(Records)
········
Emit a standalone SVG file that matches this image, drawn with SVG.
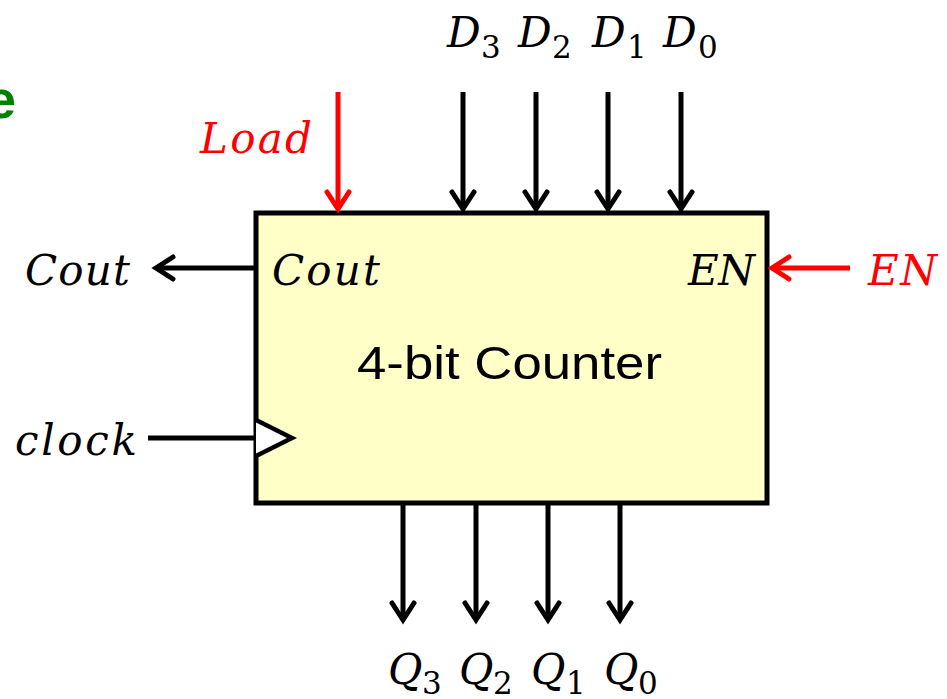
<svg xmlns="http://www.w3.org/2000/svg" width="947" height="699" viewBox="0 0 947 699">
<style>
.m{font-family:"DejaVu Serif","Liberation Serif",serif;font-style:italic;font-size:42px;fill:#000}
.s{font-family:"DejaVu Serif","Liberation Serif",serif;font-style:normal;font-size:31px;fill:#000}
.red{fill:#FF0000}
.w{stroke:#000;stroke-width:5;fill:none}
.wr{stroke:#FF0000;stroke-width:5;fill:none}
</style>
<defs>
<marker id="ab" markerUnits="userSpaceOnUse" orient="auto" markerWidth="40" markerHeight="40" refX="0" refY="0" viewBox="-20 -20 40 40" overflow="visible">
<path d="M-17,-11 L0,0 L-17,11" fill="none" stroke="#000" stroke-width="5" stroke-linecap="round" stroke-linejoin="miter"/>
</marker>
<marker id="ar" markerUnits="userSpaceOnUse" orient="auto" markerWidth="40" markerHeight="40" refX="0" refY="0" viewBox="-20 -20 40 40" overflow="visible">
<path d="M-17,-11 L0,0 L-17,11" fill="none" stroke="#FF0000" stroke-width="5" stroke-linecap="round" stroke-linejoin="miter"/>
</marker>
</defs>
<rect width="947" height="699" fill="#fff"/>
<g id="title-fragment">
<text x="-14" y="118" font-family="Liberation Sans,Arial,sans-serif" font-weight="bold" font-size="54" fill="#008000">e</text>
</g>
<g id="counter">
<rect x="256" y="213" width="511" height="290" fill="#FFFFC8" stroke="#000" stroke-width="5"/>
<text x="357" y="379" font-family="Liberation Sans,Arial,sans-serif" font-size="47" textLength="305" lengthAdjust="spacingAndGlyphs">4-bit Counter</text>
<text class="m" x="272" y="285" textLength="108">Cout</text>
<text class="m" x="688" y="285" textLength="67">EN</text>
<path d="M256,420 L292,438 L256,456" fill="#fff" stroke="#000" stroke-width="4.5" stroke-linejoin="miter"/>
</g>
<g id="connectors">
<line class="wr" x1="338" y1="92" x2="338" y2="209" marker-end="url(#ar)"/>
<line class="w" x1="463" y1="92" x2="463" y2="209" marker-end="url(#ab)"/>
<line class="w" x1="536" y1="92" x2="536" y2="209" marker-end="url(#ab)"/>
<line class="w" x1="608" y1="92" x2="608" y2="209" marker-end="url(#ab)"/>
<line class="w" x1="681" y1="92" x2="681" y2="209" marker-end="url(#ab)"/>
<line class="w" x1="403" y1="505" x2="403" y2="620" marker-end="url(#ab)"/>
<line class="w" x1="476" y1="505" x2="476" y2="620" marker-end="url(#ab)"/>
<line class="w" x1="548" y1="505" x2="548" y2="620" marker-end="url(#ab)"/>
<line class="w" x1="620" y1="505" x2="620" y2="620" marker-end="url(#ab)"/>
<line class="w" x1="254" y1="268" x2="156" y2="268" marker-end="url(#ab)"/>
<line class="wr" x1="850" y1="268" x2="772" y2="268" marker-end="url(#ar)"/>
<line class="w" x1="148" y1="438" x2="256" y2="438"/>
</g>
<g id="label-load"><text class="m red" x="200" y="153" textLength="112">Load</text></g>
<g id="label-d3"><text class="m" x="447" y="47">D</text><text class="s" x="481" y="58">3</text></g>
<g id="label-d2"><text class="m" x="518" y="47">D</text><text class="s" x="552" y="58">2</text></g>
<g id="label-d1"><text class="m" x="592" y="47">D</text><text class="s" x="627" y="58">1</text></g>
<g id="label-d0"><text class="m" x="663" y="47">D</text><text class="s" x="698" y="58">0</text></g>
<g id="label-cout"><text class="m" x="25" y="285" textLength="105">Cout</text></g>
<g id="label-en"><text class="m red" x="868" y="285" textLength="69">EN</text></g>
<g id="label-clock"><text class="m" x="15" y="455" textLength="122">clock</text></g>
<g id="label-q3"><text class="m" x="388" y="684">Q</text><text class="s" x="422" y="694">3</text></g>
<g id="label-q2"><text class="m" x="459" y="684">Q</text><text class="s" x="493" y="694">2</text></g>
<g id="label-q1"><text class="m" x="531" y="684">Q</text><text class="s" x="566" y="694">1</text></g>
<g id="label-q0"><text class="m" x="604" y="684">Q</text><text class="s" x="638" y="694">0</text></g>
</svg>
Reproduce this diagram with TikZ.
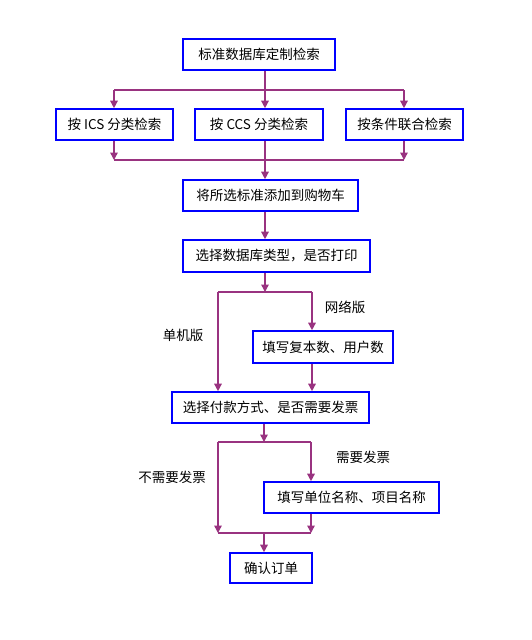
········
Given task
Report how many lines above hold the string "with", giving nothing but the number.

Task answer
2